Talking about money openly—without shame—is one of the most powerful things we can do for younger generations.
8. “Stay out of other people’s business”
There’s value in minding your own, sure. But this belief has sometimes been used as an excuse to ignore injustice.
We were taught not to rock the boat. Don’t question authority. Don’t get involved.
But silence can be a form of complicity.
The world needs people who speak up when something’s wrong—not just for themselves, but for others. Especially those who don’t have a voice.
It’s okay to care. It’s okay to intervene. That’s not weakness. That’s courage.
9. “Once you retire, it’s time to slow down”
I’ve heard this one countless times.
“You’ve worked hard. Now just relax.”
But here’s the thing: retirement isn’t the end. It’s a transition. And for a lot of us, it’s a chance to finally pursue the things we put on hold.

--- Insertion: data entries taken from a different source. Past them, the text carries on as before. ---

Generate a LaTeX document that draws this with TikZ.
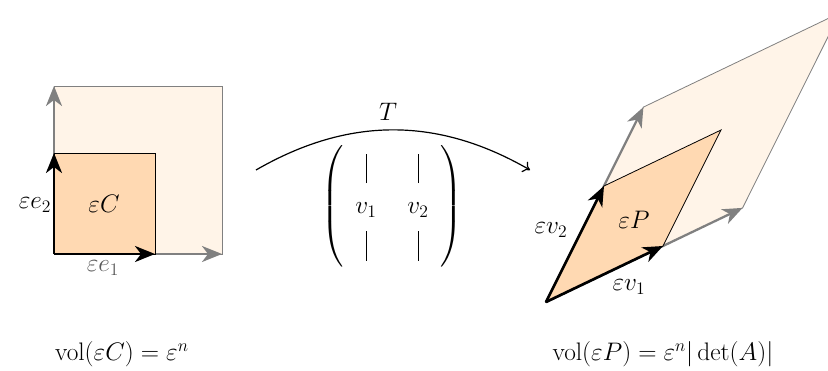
\documentclass[tikz,border=0pt]{standalone}
\usepackage{amsmath}
\usetikzlibrary{arrows.meta}
\newcommand{\mybar}{\rule[-5.5pt]{0.55pt}{20pt}}
\begin{document}
\begin{tikzpicture}[x=0.75pt,y=-0.75pt,
  font=\LARGE,
  bigfill/.style={fill=orange!9, draw=gray, line width=0.6pt},
  smallfill/.style={fill=orange!30, draw=black, line width=0.6pt},
  grayvec/.style={draw=gray, line width=1.7pt, -{Stealth[length=15pt,width=12pt,inset=4.5pt]}},
  blackvec/.style={draw=black, line width=2pt, -{Stealth[length=15pt,width=12pt,inset=4.5pt]}},
  lbl/.style={inner sep=1pt, scale=1.1}]
\useasboundingbox (0,0) rectangle (828,371);
% ---------- left: unit cube ----------
\coordinate (O1) at (54,254);
\coordinate (S1) at (155,254);
\coordinate (S2) at (54,153);
\coordinate (S12) at (155,153);
\coordinate (L1) at (222,254);
\coordinate (L2) at (54,86);
\coordinate (L12) at (222,86);
\path[bigfill] (O1) -- (L1) -- (L12) -- (L2) -- cycle;
\draw[grayvec] (O1) -- (L1);
\draw[grayvec] (O1) -- (L2);
\path[smallfill] (O1) -- (S1) -- (S12) -- (S2) -- cycle;
\draw[blackvec] (O1) -- (S1);
\draw[blackvec] (O1) -- (S2);
\node[lbl, anchor=east] (le2) at (53,205) {$\varepsilon e_2$};
\node[lbl, text=black!65] (le1) at (103,268) {$\varepsilon e_1$};
\node[lbl] (lC) at (104,204) {$\varepsilon C$};
% ---------- right: parallelepiped ----------
\coordinate (O2) at (546,302);
\coordinate (A1) at (663,246);
\coordinate (A2) at (604,186);
\coordinate (A12) at (721,130);
\coordinate (B1) at (742.6,207.9);
\coordinate (B2) at (643.4,107.1);
\coordinate (B12) at (840,12.8);
\path[bigfill] (O2) -- (B1) -- (B12) -- (B2) -- cycle;
\draw[grayvec] (O2) -- (B1);
\draw[grayvec] (O2) -- (B2);
\path[smallfill] (O2) -- (A1) -- (A12) -- (A2) -- cycle;
\draw[blackvec] (O2) -- (A1);
\draw[blackvec] (O2) -- (A2);
\node[lbl] (lv2) at (551,230) {$\varepsilon v_2$};
\node[lbl] (lv1) at (629,287) {$\varepsilon v_1$};
\node[lbl] (lP) at (634,220) {$\varepsilon P$};
% ---------- map T ----------
\coordinate (arcL) at (256,170);
\coordinate (arcR) at (530,170);
\draw[line width=0.9pt, -{To[length=5pt,width=9pt]}] (arcL) to[bend left=30] (arcR);
\node[lbl] (T) at (388,112) {$T$};
\node[lbl] (mat) at (392,206)
  {$\renewcommand{\arraystretch}{1.2}%
    \left(\begin{array}{@{\hspace{8pt}}c@{\hspace{21pt}}c@{\hspace{8pt}}} \mybar & \mybar \\ v_1 & v_2 \\ \mybar & \mybar \end{array}\right)$};
% ---------- volumes ----------
\node[lbl] (volC) at (122,354) {$\operatorname{vol}(\varepsilon C) = \varepsilon^n$};
\node[lbl] (volP) at (663,354) {$\operatorname{vol}(\varepsilon P) = \varepsilon^n|\det(A)|$};
\end{tikzpicture}
\end{document}
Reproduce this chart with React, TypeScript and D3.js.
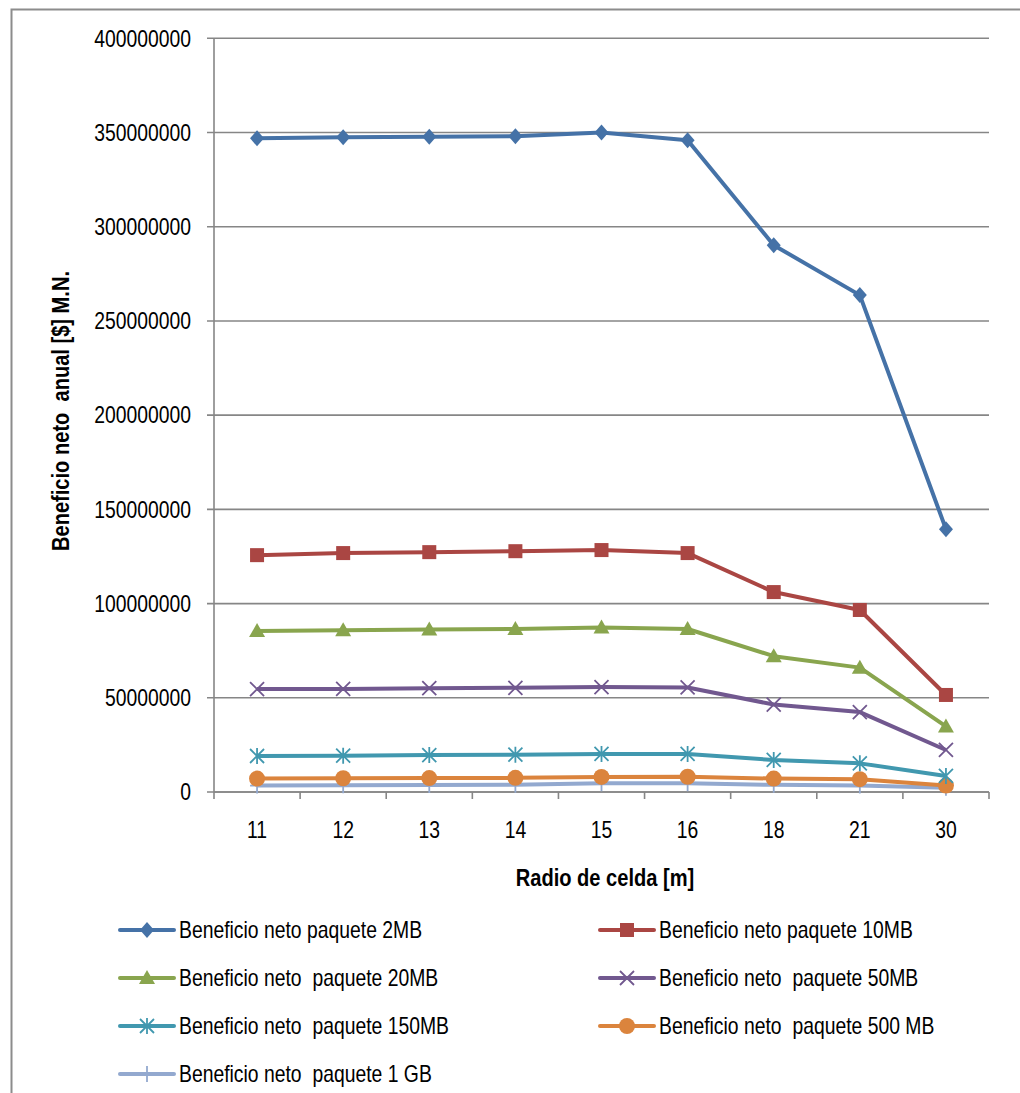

I took up writing after I retired. It gave me purpose, structure, and a way to connect with others.
Staying mentally and emotionally engaged is just as important as staying physically active.
You don’t have to stop growing just because you’ve stopped working.
10. “Young people today have it easy”
This one gets tossed around more than it should.
Yes, some things are easier now—technology, communication, access to information.
But younger generations also face challenges we never had to deal with. Skyrocketing costs, job insecurity, climate anxiety, and a culture of constant comparison.
It’s not a competition. Every generation has its own battles.
Instead of rolling our eyes, maybe we could offer support. Or even ask what they’re struggling with before assuming we know.
Final thoughts
Just because we were taught something doesn’t mean we have to keep passing it along.
Some beliefs need updating. Others need letting go entirely.
So here’s a question worth asking: Are there any old ideas you’ve been carrying around that might be holding you—or someone else—back?
Because wisdom isn’t just about what you know. It’s about knowing when it’s time to rethink.